The same report says vacation rental websites were the top planning source at 51%. That matters because Alys Beach already operates its own in-house vacation rental channel, which places your home inside an established booking and service ecosystem rather than leaving marketing entirely up to individual owners.
How Alys Fits Within 30A
Alys Beach competes within the larger South Walton and 30A ecosystem, not in isolation. Visit South Walton describes the region as 26 miles of sugar-white sand, 16 distinct beach neighborhoods, four state parks, more than 200 miles of hiking and biking trails, and 15 coastal dune lakes.
That regional appeal helps drive visitor demand, but Alys Beach positions itself differently from many nearby options. Compared with the broader 30A rental market, Alys Beach is more controlled and more supply-constrained. It also shares a New Urbanist lineage with Seaside and Rosemary Beach, with DPZ CoDesign connected to all three communities, as noted in this Alys Beach feature page.
What Owners Need to Know About Compliance
Before you buy, it is important to understand the rules that apply to short-term rentals in Walton County. The county requires annual registration for vacation rentals, and as of February 1, 2025, the fee is $300 per individual registration or $227 per community registration, according to the Walton County Vacation Rental Certification Program. Operating without registration can trigger a $500-per-day penalty.
The county also treats Florida Department of Revenue registration, DBPR lodging licensing, and tourist development tax registration as prerequisites to county approval. If you are buying from out of state, this is one reason to work with professionals who can help you understand the full setup process before you start renting.
Operating Rules Affect Daily Ownership
Walton County’s ordinance also sets clear operating standards for short-term rentals. The local responsible party must be available 24/7 and able to respond within one hour, based on the county ordinance details.
Rental agreements must disclose maximum occupancy, noise rules, trash pickup, and on-site parking. Maximum occupancy is generally one person per 150 square feet of gross floor area or a lower agreed maximum. New single-family attached or detached rentals need one parking space per six occupants, on-street parking is not allowed in public rights-of-way, and quiet hours run from 10 p.m. to 6 a.m., with fines up to $500.
These are not small details. They affect how your home can be used, how guest instructions are written, and how the rental operation is managed.
Taxes Matter to Your Numbers
If rental income is part of your decision, taxes need to be built into your projections. The Walton County Clerk’s tourist tax page states that South Walton’s tourist development tax is 5% for zip codes 32550, 32459, and 32461, which includes Alys Beach.
The same page also notes that Airbnb, VRBO, and HomeAway are not contracted to collect and remit Walton County tourist development tax on the owner’s behalf. Even if your property is in a more structured rental environment, that reminder is useful because tax compliance should always be confirmed early in your ownership planning.

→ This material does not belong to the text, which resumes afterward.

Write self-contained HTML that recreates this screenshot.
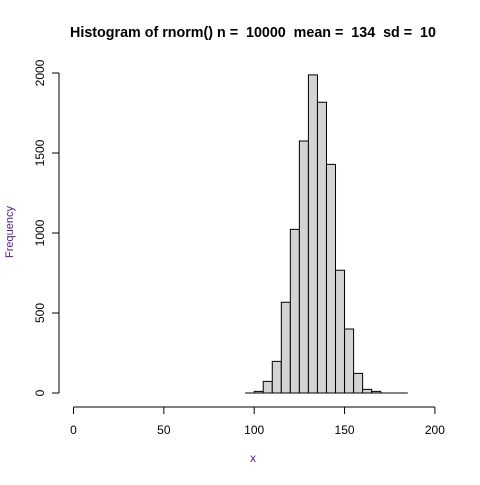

Key Questions to Ask Before You Buy
When you are evaluating a vacation rental home in Alys Beach, focus on a few core questions:
- How much personal use do you want each year?
- Are you comfortable with a structured, in-house rental model?
- Does the home’s size and layout match typical family and group travel demand?
- How will county registration, licensing, and tax requirements affect your setup timeline?
- Are you buying primarily for lifestyle, income, or a blend of both?
The right property is not always the one with the highest theoretical income. In Alys Beach, the better fit is often the home that aligns with your personal use goals, design preferences, and long-term ownership strategy.
Who Alys Beach May Suit Best
Alys Beach can be a strong match if you want:
- A design-forward home in one of 30A’s most recognizable luxury communities
- Personal use in a highly curated coastal setting
- Access to premium guest services and a controlled rental environment
- A market with relatively limited vacation rental supply
- A purchase that balances lifestyle value with income potential
It may be less ideal if your top priority is maximum operating flexibility or a high-volume rental approach with fewer controls.
Final Thoughts on Buying in Alys Beach
Buying a vacation rental home in Alys Beach is usually not about chasing volume alone. It is more often about owning a distinctive property in a supply-constrained community where architecture, service, and guest experience all play a major role in long-term appeal.
If you want help evaluating available homes, comparing personal-use and rental scenarios, or understanding how Alys Beach fits into the wider 30A market, Kim Polakoff can guide you through the process with a white-glove, neighborhood-focused approach.
FAQs
What makes Alys Beach different from other 30A vacation rental markets?
- Alys Beach stands out for its master-planned design, in-house vacation rental management, limited rental supply, and a curated amenity and service experience.
What are the Walton County rules for short-term rentals in Alys Beach?
- Walton County requires annual vacation rental registration, related state licensing and tax registrations, a local responsible party available 24/7, and compliance with occupancy, parking, trash, and noise rules.
What taxes should owners expect for an Alys Beach vacation rental?
- Walton County charges a 5% tourist development tax in the South Walton zip codes that include Alys Beach, and owners should confirm collection and remittance requirements as part of their setup.
What does seasonality look like for vacation rentals near Alys Beach?
- County tourism data shows the strongest performance in summer, moderate demand in spring, and softer conditions in winter, so rental income expectations should reflect seasonal swings.
Is buying a vacation rental home in Alys Beach mainly a lifestyle purchase or an investment?
- For many buyers, it is best viewed as both, with personal enjoyment, premium guest appeal, and rental income potential all playing a role in the decision.